▶ Instructions to follow
Write out, word for word, every line from the first one through the line that holds "at (774,245) (kep)", and nothing else; skip the pictures.
━━━━
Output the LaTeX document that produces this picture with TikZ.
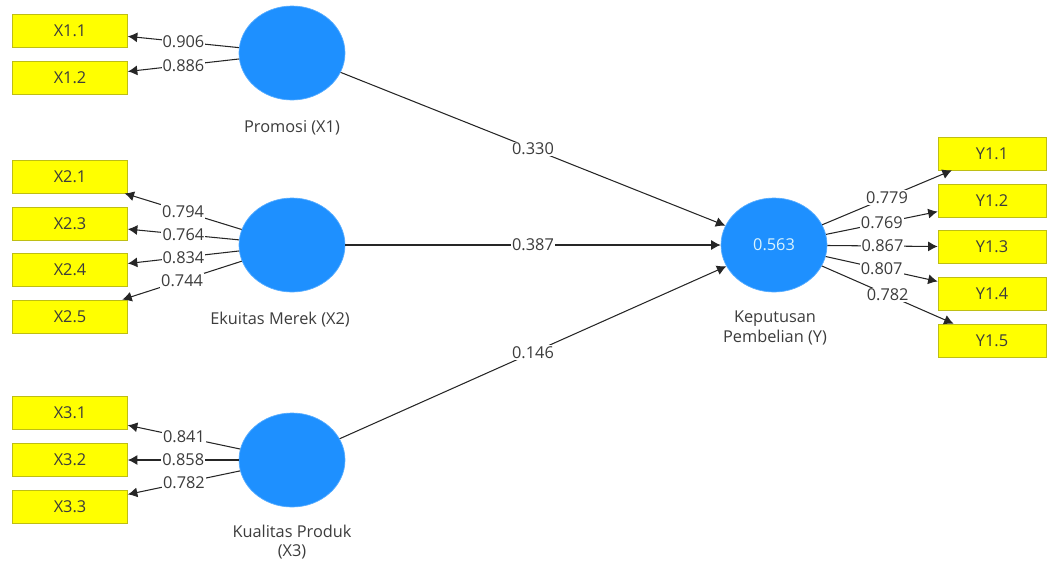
\documentclass[tikz,border=0pt]{standalone}
\usepackage{fontspec}
\setmainfont{Open Sans}
\usetikzlibrary{shapes.geometric,arrows.meta}
\definecolor{lvblue}{RGB}{30,144,255}
\definecolor{indyellow}{RGB}{255,255,0}
\definecolor{indborder}{RGB}{190,190,20}
\definecolor{txtgray}{RGB}{60,60,60}

\begin{document}
\begin{tikzpicture}[x=0.02cm,y=-0.02cm,
			>={Latex[length=1.9mm,width=2mm]},
			link/.style={->,draw=black!85,line width=0.6pt},
			latent node/.style={ellipse,draw=lvblue!75!white,fill=lvblue,minimum width=2.12cm,minimum height=1.88cm,inner sep=0pt},
			ind node/.style={rectangle,draw=indborder,fill=indyellow,minimum width=2.3cm,minimum height=0.66cm,inner sep=0pt,text=txtgray,font=\fontsize{9.3}{11}\selectfont},
			coef/.style={fill=white,inner sep=0.6pt,text=txtgray,font=\fontsize{9.3}{11}\selectfont},
			name label/.style={align=center,text=txtgray,font=\fontsize{9.3}{11.3}\selectfont}
			]
			
			\useasboundingbox (0,0) rectangle (1047,562);
			
			% konstruk
			\node[latent node] at (292,53) (pro) {};
			\node[latent node] at (292,245) (eku) {};
			\node[latent node] at (292,460) (kua) {};
			\node[latent node,text=white!85!cyan,font=\fontsize{9.3}{11}\selectfont] at (774,245) (kep) {0.563};
			
			\node[name label] at (292,128) (pro lab) {Promosi (X1)};
			\node[name label] at (280,320) (eku lab) {Ekuitas Merek (X2)};
			\node[name label] at (292,542) (kua lab) {Kualitas Produk\\(X3)};
			\node[name label] at (775,328) (kep lab) {Keputusan\\Pembelian (Y)};
			
			% indikator
			\foreach \nm/\lab/\yy in {x11/X1.1/30.5, x12/X1.2/78, x21/X2.1/176.5, x23/X2.3/223.5, x24/X2.4/270, x25/X2.5/316.5, x31/X3.1/413, x32/X3.2/460, x33/X3.3/506.5} {
				\node[ind node] at (70,\yy) (\nm) {\lab};
			}
			\foreach \nm/\lab/\yy in {y11/Y1.1/153.5, y12/Y1.2/200.5, y13/Y1.3/247, y14/Y1.4/293.5, y15/Y1.5/340.5} {
				\node[ind node,minimum width=2.16cm] at (992,\yy) (\nm) {\lab};
			}
			
			% outer loadings
			\foreach \nm/\val in {x11/0.906, x12/0.886} {
				\draw[link] (pro) -- node[coef] {\val} (\nm);
			}
			\foreach \nm/\val in {x21/0.794, x23/0.764, x24/0.834, x25/0.744} {
				\draw[link] (eku) -- node[coef] {\val} (\nm);
			}
			\foreach \nm/\val in {x31/0.841, x32/0.858, x33/0.782} {
				\draw[link] (kua) -- node[coef] {\val} (\nm);
			}
			\foreach \nm/\val in {y11/0.779, y12/0.769, y13/0.867, y14/0.807, y15/0.782} {
				\draw[link] (kep) -- node[coef] {\val} (\nm);
			}
			
			% path coefficients
			\draw[link] (pro) -- node[coef] {0.330} (kep);
			\draw[link] (eku) -- node[coef] {0.387} (kep);
			\draw[link] (kua) -- node[coef] {0.146} (kep);
\end{tikzpicture}
\end{document}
━━━━
▶ Task output
Output the LaTeX document that produces this picture with TikZ.
\documentclass[tikz,border=0pt]{standalone}
\usepackage{fontspec}
\setmainfont{Open Sans}
\usetikzlibrary{shapes.geometric,arrows.meta}
\definecolor{lvblue}{RGB}{30,144,255}
\definecolor{indyellow}{RGB}{255,255,0}
\definecolor{indborder}{RGB}{190,190,20}
\definecolor{txtgray}{RGB}{60,60,60}

\begin{document}
\begin{tikzpicture}[x=0.02cm,y=-0.02cm,
			>={Latex[length=1.9mm,width=2mm]},
			link/.style={->,draw=black!85,line width=0.6pt},
			latent node/.style={ellipse,draw=lvblue!75!white,fill=lvblue,minimum width=2.12cm,minimum height=1.88cm,inner sep=0pt},
			ind node/.style={rectangle,draw=indborder,fill=indyellow,minimum width=2.3cm,minimum height=0.66cm,inner sep=0pt,text=txtgray,font=\fontsize{9.3}{11}\selectfont},
			coef/.style={fill=white,inner sep=0.6pt,text=txtgray,font=\fontsize{9.3}{11}\selectfont},
			name label/.style={align=center,text=txtgray,font=\fontsize{9.3}{11.3}\selectfont}
			]
			
			\useasboundingbox (0,0) rectangle (1047,562);
			
			% konstruk
			\node[latent node] at (292,53) (pro) {};
			\node[latent node] at (292,245) (eku) {};
			\node[latent node] at (292,460) (kua) {};
			\node[latent node,text=white!85!cyan,font=\fontsize{9.3}{11}\selectfont] at (774,245) (kep) {0.563};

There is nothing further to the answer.